南アフリカのアパルトヘイトが終わったのは1994年4月に、全人種が参加する選挙でネルソン・マンデラが大統領に選ばれたからだ。歴史の進歩を思い起こさせる知られた話だ。
だが、こんな話は初めてきいた。Humankind「希望の歴史」のつづきです。
実はマンデラが釈放されてから大統領就任までの4年間、一歩間違えば悲惨な内戦になっていたという。
1993年5月7日、ヨハネスブルグ郊外のラグビースタジアムに集結した1万5000人の白人アフリカーナーは、怒りと恐れに包まれていた。マンデラが大統領選挙に勝利したら自国はどうなるか、勝つためには手段を選ばない覚悟だった。
ただ欠けていたのはリーダーだった。自分たちの重大な闘いにおいて、導いてくれる実績のあるリーダー。
求められたその人は、コンスタンド・フィリューン。将軍を引退し、農場主として静かな生活を送っていた。
コンスタンドはスタジアムで、「アフリカーナ―は、自らを守る準備をしなければならない」「犠牲を伴う流血の闘いは避けられないが、喜んで犠牲となろう。なぜなら我々には大義があるからだ!」とマイクに向かって叫び、群衆は熱狂した。
コンスタンドは、AVF・アフリカーナー民族統一戦線のリーダーとなって戦争の準備を整え、いかなる犠牲を払っても多民族選挙を阻止する決意でいた。実際、10万人の経験豊富な軍人含む15万人を兵士として採用した。
選挙まであと10ヶ月という1993年7月、AVFの事務所をアブラハム・フィリューンという男が訪ねた。
「どんな選択肢があるだろう」とアブラハムが聞くと、「この状況では」「選択肢は一つ、戦うしかない」とコンスタンドは答えた。マンデラ側の対話の提案をコンスタンドは9回も断っていた。しかし今回は違った。

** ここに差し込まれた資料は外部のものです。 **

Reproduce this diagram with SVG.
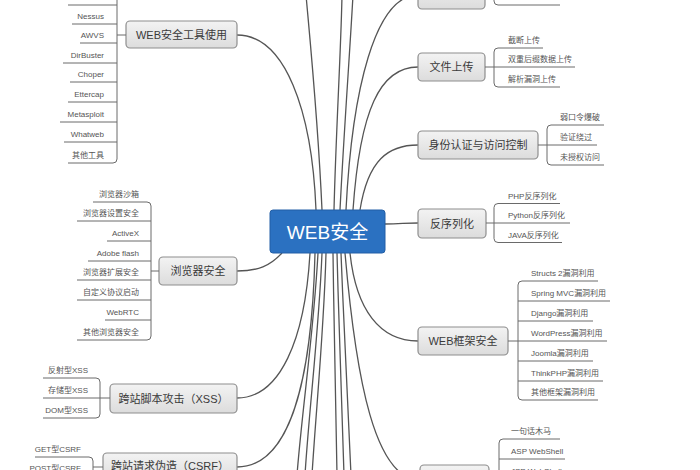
<svg xmlns="http://www.w3.org/2000/svg" width="700" height="470" viewBox="0 0 700 470">
<defs>
<linearGradient id="g" x1="0" y1="0" x2="0" y2="1"><stop offset="0" stop-color="#f3f3f3"/><stop offset="1" stop-color="#dcdcdc"/></linearGradient>
<style>
.box{fill:url(#g);stroke:#8e8e8e;stroke-width:1.2}
.mt{font-family:"Liberation Sans","Noto Sans CJK SC",sans-serif;font-size:11px;fill:#3a3a3a;text-anchor:middle;dominant-baseline:central}
.ct{font-family:"Liberation Sans","Noto Sans CJK SC",sans-serif;font-size:8px;fill:#555}
.l{text-anchor:end}
.conn path{fill:none;stroke:#555;stroke-width:1.3}
.br{fill:none;stroke:#6a6a6a;stroke-width:1}
</style>
</defs>
<rect width="700" height="470" fill="#fff"/>

<g id="connectors" class="conn">
<path d="M316,210 C312,110 285,35 237,35"/>
<path d="M322,210 C318,120 310,40 306,-5"/>
<path d="M334,210 C336,130 341,50 342,-5"/>
<path d="M340,210 C344,130 350,50 353,-5"/>
<path d="M346,210 C352,90 375,-5 418,-5"/>
<path d="M353,210 C360,110 380,67 418,67"/>
<path d="M360,210 C368,160 388,145 418,145"/>
<path d="M385,224 C400,224 405,223 418,223"/>
<path d="M282,253 C270,266 258,271 237,271"/>
<path d="M310,253 C305,340 280,398 237,398"/>
<path d="M315,253 C312,380 290,467 237,467"/>
<path d="M318,253 C314,330 302,410 297,475"/>
<path d="M322,253 C319,330 309,410 305,475"/>
<path d="M326,253 C324,330 316,410 312,475"/>
<path d="M333,253 C334,330 336,410 337,475"/>
<path d="M337,253 C339,330 342,410 344,475"/>
<path d="M341,253 C344,330 348,410 351,475"/>
<path d="M345,253 C356,380 375,480 420,480"/>
<path d="M350,253 C356,310 380,341 418,341"/>
</g>

<g id="center">
<rect x="270" y="210" width="115" height="43" rx="3" fill="#2b71c1" stroke="#235fa6" stroke-width="1"/>
<text x="327.5" y="232" font-family="'Liberation Sans','Noto Sans CJK SC',sans-serif" font-size="19" fill="#fff" text-anchor="middle" dominant-baseline="central">WEB安全</text>
</g>

<g id="tools">
<rect class="box" x="126" y="21" width="111" height="27" rx="4"/>
<text class="mt" x="181.5" y="35">WEB安全工具使用</text>
<path class="br" d="M117,35 H126 M117,-10 V159 Q117,163 113,163 H68 M68,5 H117 M72,24 H117 M80,43 H117 M63,63 H117 M70,82 H117 M68,102 H117 M60,122 H117 M64,142 H117"/>
<text class="ct l" x="104" y="19">Nessus</text>
<text class="ct l" x="104" y="38">AWVS</text>
<text class="ct l" x="104" y="58">DirBuster</text>
<text class="ct l" x="104" y="77">Choper</text>
<text class="ct l" x="104" y="97">Ettercap</text>
<text class="ct l" x="104" y="117">Metasploit</text>
<text class="ct l" x="104" y="137">Whatweb</text>
<text class="ct l" x="104" y="158">其他工具</text>
</g>

<g id="browser">
<rect class="box" x="159" y="257" width="78" height="28" rx="4"/>
<text class="mt" x="198" y="271">浏览器安全</text>
<path class="br" d="M151,271 H159 M93,202 H147 Q151,202 151,206 V336 Q151,340 147,340 H77 M77,221 H151 M107,241 H151 M88,261 H151 M77,280 H151 M77,300 H151 M105,320 H151"/>
<text class="ct l" x="139" y="197">浏览器沙箱</text>
<text class="ct l" x="139" y="216">浏览器设置安全</text>
<text class="ct l" x="139" y="236">ActiveX</text>
<text class="ct l" x="139" y="256">Adobe flash</text>
<text class="ct l" x="139" y="275">浏览器扩展安全</text>
<text class="ct l" x="139" y="295">自定义协议启动</text>
<text class="ct l" x="139" y="315">WebRTC</text>
<text class="ct l" x="139" y="335">其他浏览器安全</text>
</g>

<g id="xss">
<rect class="box" x="110" y="384" width="127" height="29" rx="4"/>
<text class="mt" x="173.5" y="398.5">跨站脚本攻击（XSS）</text>
<path class="br" d="M43,378 H96 Q100,378 100,382 V414 Q100,418 96,418 H43 M43,398 H110"/>
<text class="ct l" x="88" y="373">反射型XSS</text>
<text class="ct l" x="88" y="393">存储型XSS</text>
<text class="ct l" x="88" y="413">DOM型XSS</text>
</g>

<g id="csrf">
<rect class="box" x="103" y="453" width="134" height="29" rx="4"/>
<text class="mt" x="170" y="466">跨站请求伪造（CSRF）</text>
<path class="br" d="M93,467 H103 M35,457 H89 Q93,457 93,461 V480 M35,476 H93"/>
<text class="ct l" x="81" y="452">GET型CSRF</text>
<text class="ct l" x="81" y="471">POST型CSRF</text>
</g>

<g id="fileinclude">
<rect class="box" x="418" y="-20" width="67" height="29" rx="4"/>
<path class="br" d="M485,-5 H494 M494,-20 V1 Q494,5 498,5 H560"/>
</g>

<g id="upload">
<rect class="box" x="418" y="53" width="67" height="28" rx="4"/>
<text class="mt" x="451.5" y="67">文件上传</text>
<path class="br" d="M543,48 H498 Q494,48 494,52 V83 Q494,87 498,87 H560 M485,67 H575"/>
<text class="ct" x="508" y="43">截断上传</text>
<text class="ct" x="508" y="62">双重后缀数据上传</text>
<text class="ct" x="508" y="82">解析漏洞上传</text>
</g>

<g id="auth">
<rect class="box" x="418" y="131" width="120" height="28" rx="4"/>
<text class="mt" x="478" y="145">身份认证与访问控制</text>
<path class="br" d="M604,125 H551 Q547,125 547,129 V161 Q547,165 551,165 H604 M538,145 H597"/>
<text class="ct" x="560" y="120">弱口令爆破</text>
<text class="ct" x="560" y="140">验证绕过</text>
<text class="ct" x="560" y="160">未授权访问</text>
</g>

<g id="deser">
<rect class="box" x="418" y="209" width="68" height="29" rx="4"/>
<text class="mt" x="452" y="223.5">反序列化</text>
<path class="br" d="M560,203.5 H498 Q494,203.5 494,207.5 V238.5 Q494,242.5 498,242.5 H562 M486,223 H570"/>
<text class="ct" x="508" y="198.5">PHP反序列化</text>
<text class="ct" x="508" y="218">Python反序列化</text>
<text class="ct" x="508" y="237.5">JAVA反序列化</text>
</g>

<g id="framework">
<rect class="box" x="418" y="327" width="90" height="28" rx="4"/>
<text class="mt" x="463" y="341">WEB框架安全</text>
<path class="br" d="M598,281 H522 Q518,281 518,285 V396 Q518,400 522,400 H598 M518,301 H610 M518,321 H593 M508,341 H607 M518,361 H593 M518,381 H603"/>
<text class="ct" x="531" y="276">Structs 2漏洞利用</text>
<text class="ct" x="531" y="296">Spring MVC漏洞利用</text>
<text class="ct" x="531" y="316">Django漏洞利用</text>
<text class="ct" x="531" y="336">WordPress漏洞利用</text>
<text class="ct" x="531" y="356">Joomla漏洞利用</text>
<text class="ct" x="531" y="376">ThinkPHP漏洞利用</text>
<text class="ct" x="531" y="395">其他框架漏洞利用</text>
</g>

<g id="webshell">
<rect class="box" x="420" y="465" width="69" height="30" rx="4"/>
<path class="br" d="M560,439 H503 Q499,439 499,443 V490 M499,459 H565 M489,479 H565"/>
<text class="ct" x="511" y="434">一句话木马</text>
<text class="ct" x="511" y="454">ASP WebShell</text>
<text class="ct" x="511" y="474">JSP WebShell</text>
</g>
</svg>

今回の提案をしたのは兄弟だった。しかも双子の。二人は、真逆の道を歩み、アブラハムは海外留学を経てアパルトヘイト終焉を求める政党の代表となり、コンスタンドは南アフリカ国防軍の最高司令官になっていた。
それから約一か月後、二人はマンデラ宅を訪ね対談。
マンデラは、アパルトヘイトに対抗する自らの闘争を、100年前に英国から自由を得ようと戦ったコンスタンドの祖先の闘争になぞらえた。マンデラはコンスタンドの母国語で、「将軍」、「わたしたちが戦っても、勝者はいません」と語りかけ、「勝者はいない」とコンスタンドはうなずいた。
単に、兄弟だからではない。
交流が生んだ効果のようだ。
互いを知り、理解する交流の結果だ。
マンデラも国家反逆罪の政治犯として27年間も投獄され。
しかし投獄でこそ、学びうるものをマンデラは学んだ。
でもこんな話は聞いたことがない。
ネットを検索していも出てこない。
ブレグマン、こんな実話をよく見つけたと思う。